Notes from Across the Atlantic
Notes from Across the Atlantic

Notes from Across the Atlantic

Peter Mitchell FAITH Magazine January – February 2012

Youthful About-turn on Abortion

"Who was Adolf Hitler?" This question opens a new provocative documentary called "180" that has been spreading across American college campuses in recent months. The thirty-minute film shows producer Ray Comfort, an evangelical pastor, interviewing young adults on the streets of southern California and asking probing moral questions. He takes the fateful step of linking the Holocaust of the Jews in Nazi Germany with legalised abortion in the United States. Some 200,000 copies of the DVD were handed out at over one hundred of America's top universities in late October 2011, and in the weeks following word of the film has spread like wildfire across the US. As of late November the film already had over one and a half million hits, and rising fast, on YouTube. Fasten your seatbelts for afascinating, somewhat frightening, yet ultimately hopeful tour of the moral landscape of 21st-century America.

"180" opens with a rather embarrassing glimpse of the ignorance of the "average" American college student about the history of Nazi Germany. When asked to identify Adolf Hitler, young people stopped on the street respond with blank stares, confused looks, and variations on the theme, "I have no idea", even when shown Hitler's picture. Others take a stab that he might have been a communist and even venture to ask uncertainly, "Was he German?" Some of course immediately identify him as the perpetrator of one of the greatest crimes in the history of humanity who conceived and ordered the "Final Solution".

The questioner rapidly moves on to confront the interviewees with a moral dilemma, describing an actual slaughter of 1,600 Jews that occurred in 1942: "If a Nazi soldier put a rifle to your head and demanded that you bury Jews alive with a bulldozer, would you do it?" Some respond with horror and say they would flatly refuse others bluntly declare that to save their own life and family, they would probably do it. When those who say they would refuse are asked to give their rationale, each of the people being questioned state in some way that they value human life.

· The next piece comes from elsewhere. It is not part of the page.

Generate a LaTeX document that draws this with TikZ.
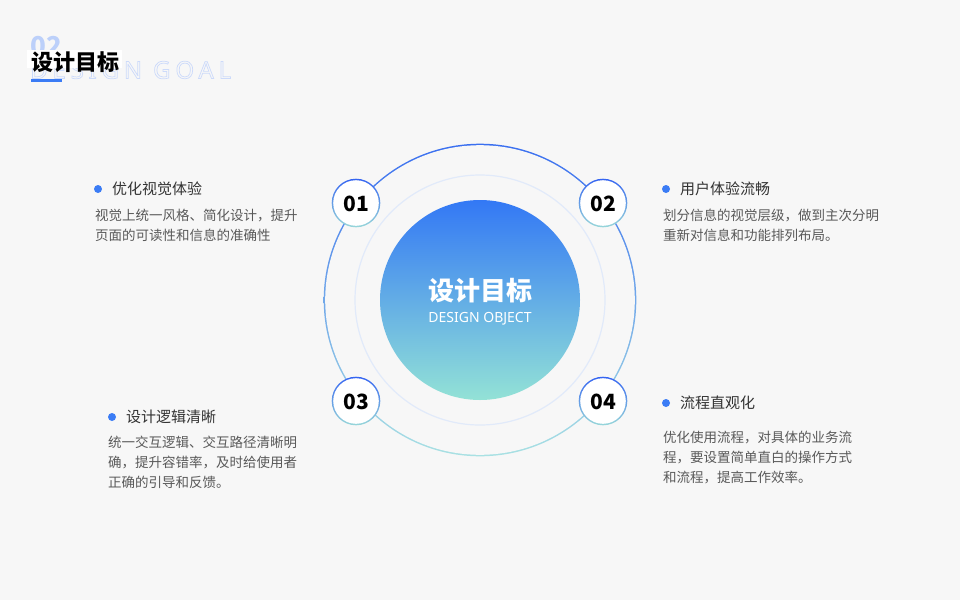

Having established that the Holocaust was an unspeakable crime against humanity, the questioner then invites those being interviewed to make a provocative connection: "How do you feel about abortion?" Immediately the moral clarity which the interviewees have about the value of human life evaporates: "That's a difficult question;" "That's a very personal thing;" "I would never have one but I believe it's a woman's right to choose"; et cetera. The questioning continues: "Do you believe it is a baby inside the mother's womb?" When most of the interviewees admit that it is indeed a baby, they are asked to finish the following sentence: "It's okay to kill a baby in the womb when..." Various responses follow: "That's very hard to say..."; "It should never be done lightly..."; "If the mothercannot provide for the baby..."; "If the mother was raped...." The questioner presses the issue: "When asked about the Holocaust, you said that you valued human life, so why is this situation any different?" More hedging in reply: "Well that's between that person and God;" "That is the mother's decision alone and I don't think we should judge anyone;" "It's not for me to say." But, the relentless logic continues, would people ever speak that way about Hitler? Would people say, "I would never kill the Jews, but I respect Hitler's right to choose to kill them and I don't think anyone can judge that what he did was wrong?" When put to them in this way, the interviewees begin to acknowledge that perhaps the questioner has a point -perhaps saying that a woman has a right to choose isthe same as saying that the Holocaust was not morally wrong. Seen from this perspective, the interviewees admit that they agree that abortion is never morally justifiable: a "180" in their thinking about the legalised killing of over 53 million persons in the United States since Roe v. Wade.

"180" demonstrates quickly, clearly and obviously that there is absolutely no reasonable justification for abortion. It also exposes the abortion industry as an extremely lucrative machine, not unlike the way Hitler profited from the Jews to finance the Nazi war effort. In the short time since the release of "180," word of its powerful impact on secular, non-religious audiences abounds. Many students have posted comments sharing how the film completely changed the perspective of their pro-abortion teachers.

Having convinced his interviewees of the evil of abortion, Comfort then launches into a blunt attempt to convince them that they are in danger of going to hell and of their need for salvation through Jesus. While this pitch may ring as a bit too Protestant-sounding in Catholic ears and weakens the clear message of the film to some extent, it is nevertheless admirable to see someone on the street inviting passers-by to faith in Jesus Christ.

Not surprisingly, three of the largest billboard companies in southern California have refused to allow advertising promoting "180" on its signs. According to Comfort, one company is owned by a Jewish family that is outraged that any comparison should be drawn between the Holocaust and abortion. "If they don't [like] the comparison of the killing of six million Jews with the slaughter of nearly sixty million Americans through abortion," he said, "it's probably because they don't consider a baby in the womb to be human." The good news is that thanks to "180," more and more Americans are realising that the killing of a baby in the womb is never justifiable.